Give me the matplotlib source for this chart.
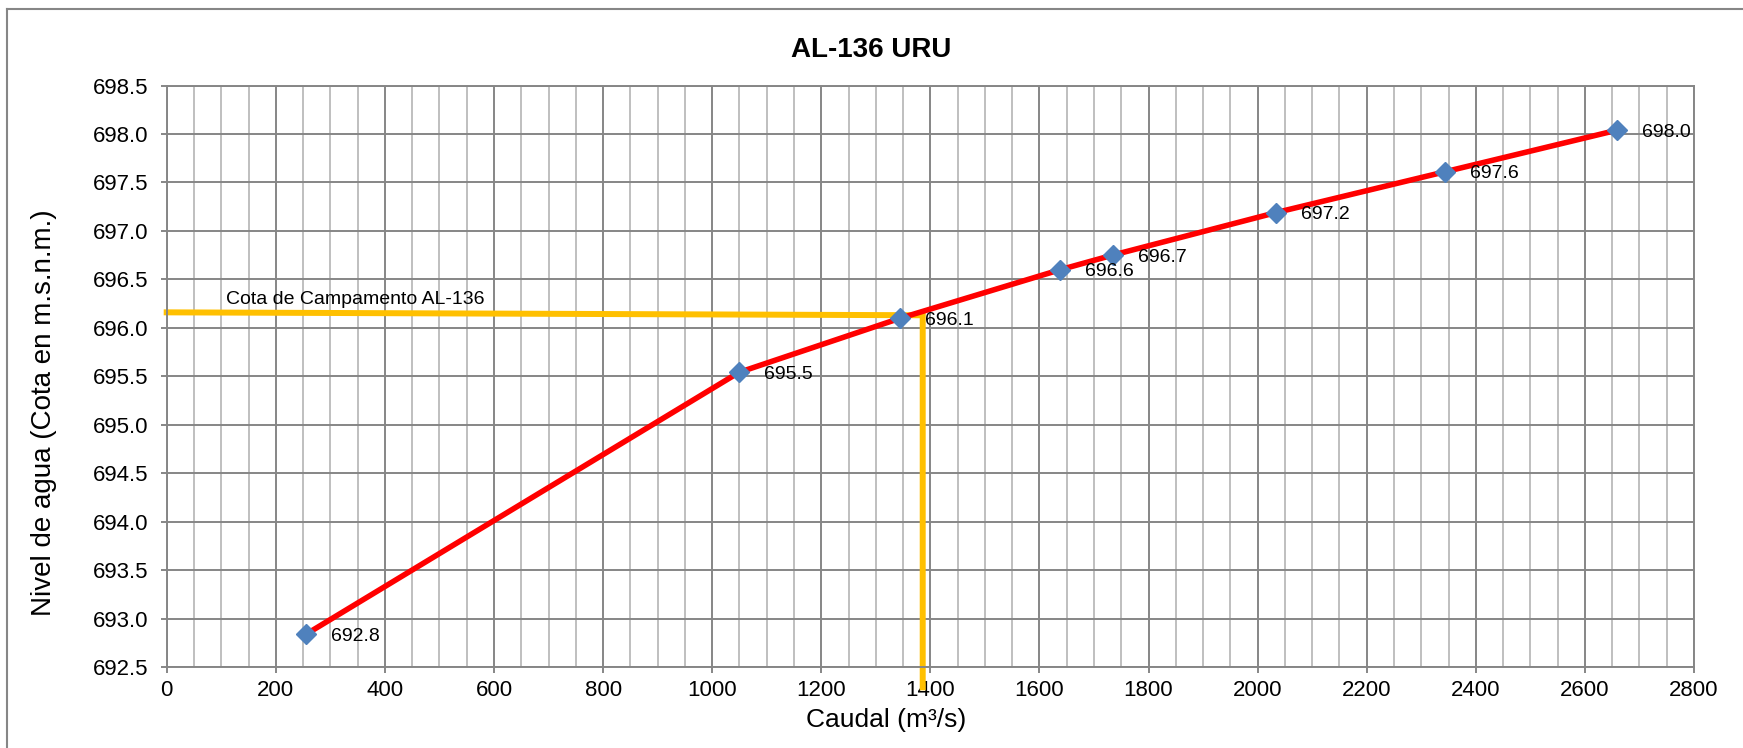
import matplotlib
matplotlib.use("Agg")
import matplotlib.pyplot as plt
from matplotlib.lines import Line2D
from matplotlib.ticker import MultipleLocator, FormatStrFormatter

plt.rcParams["font.family"] = ["Liberation Sans", "DejaVu Sans"]

# --- data ---
caudal = [256, 1049, 1345, 1638, 1734, 2034, 2343, 2659]
nivel = [692.84, 695.54, 696.10, 696.60, 696.75, 697.19, 697.61, 698.04]
etiquetas = ["692.8", "695.5", "696.1", "696.6", "696.7", "697.2", "697.6", "698.0"]

# campamento reference line (horizontal + vertical drop)
cota_x = [0, 1386, 1386]
cota_y = [696.16, 696.13, 692.29]
cota_texto = "Cota de Campamento AL-136"

W, H = 1743, 748
fig = plt.figure(figsize=(W / 100, H / 100), dpi=100)
ax = fig.add_axes([166.7 / W, 1 - 667 / H, (1694 - 166.7) / W, (667 - 85.6) / H])

grid_dark = "#868686"
grid_light = "#BFBFBF"

ax.set_xlim(0, 2800)
ax.set_ylim(692.5, 698.5)
ax.xaxis.set_major_locator(MultipleLocator(200))
ax.xaxis.set_minor_locator(MultipleLocator(50))
ax.yaxis.set_major_locator(MultipleLocator(0.5))
ax.yaxis.set_major_formatter(FormatStrFormatter("%.1f"))

ax.grid(which="minor", axis="x", color=grid_light, linewidth=1.4, zorder=0)
ax.grid(which="major", axis="x", color=grid_dark, linewidth=1.4, zorder=0)
ax.grid(which="major", axis="y", color=grid_dark, linewidth=1.4, zorder=0)
ax.set_axisbelow(True)

for s in ax.spines.values():
    s.set_color(grid_dark)
    s.set_linewidth(1.4)

ax.tick_params(which="major", length=4, width=1.4, color=grid_dark, labelsize=16)
ax.tick_params(axis="y", which="major", pad=9)
ax.tick_params(axis="x", which="major", pad=5)
ax.tick_params(which="minor", length=0)

# yellow campamento line
ax.plot(cota_x, cota_y, color="#FFC000", linewidth=4.3, clip_on=False, zorder=2,
        solid_joinstyle="miter")
ax.text(108, 696.21, cota_texto, fontsize=14, va="bottom", ha="left", zorder=3)

# rating curve
ax.plot(caudal, nivel, color="#FF0000", linewidth=4, zorder=3)
ax.plot(caudal, nivel, linestyle="none", marker="D", markersize=10,
        color="#4F81BD", zorder=4)

for x, y, t in zip(caudal, nivel, etiquetas):
    ax.annotate(t, (x, y), xytext=(18, -1.5), textcoords="offset points",
                fontsize=14, va="center", ha="left", zorder=5)

ax.set_xlabel("Caudal (m³/s)", fontsize=19, va="center")
ax.xaxis.set_label_coords(886 / W, 1 - 720 / H, transform=fig.transFigure)
ax.set_ylabel("Nivel de agua (Cota en m.s.n.m.)", fontsize=20, va="center")
ax.yaxis.set_label_coords(44.5 / W, 1 - 413 / H, transform=fig.transFigure)
fig.text(0.5, 1 - 50 / H, "AL-136 URU", fontsize=20,
         fontweight="bold", ha="center", va="center")

# chart frame (only top and left edges fall inside the picture)
fig.add_artist(Line2D([7 / W, 1], [1 - 9 / H, 1 - 9 / H], color=grid_dark, linewidth=1.5))
fig.add_artist(Line2D([7 / W, 7 / W], [0, 1 - 9 / H], color=grid_dark, linewidth=1.5))

fig.savefig("out.png", dpi=100)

[TASK REQUIREMENTS]
Extract, from the material above, each line holding the word "matplotlib".

[COMPLETE RESPONSE]
Give me the matplotlib source for this chart.
import matplotlib
matplotlib.use("Agg")
import matplotlib.pyplot as plt
from matplotlib.lines import Line2D
from matplotlib.ticker import MultipleLocator, FormatStrFormatter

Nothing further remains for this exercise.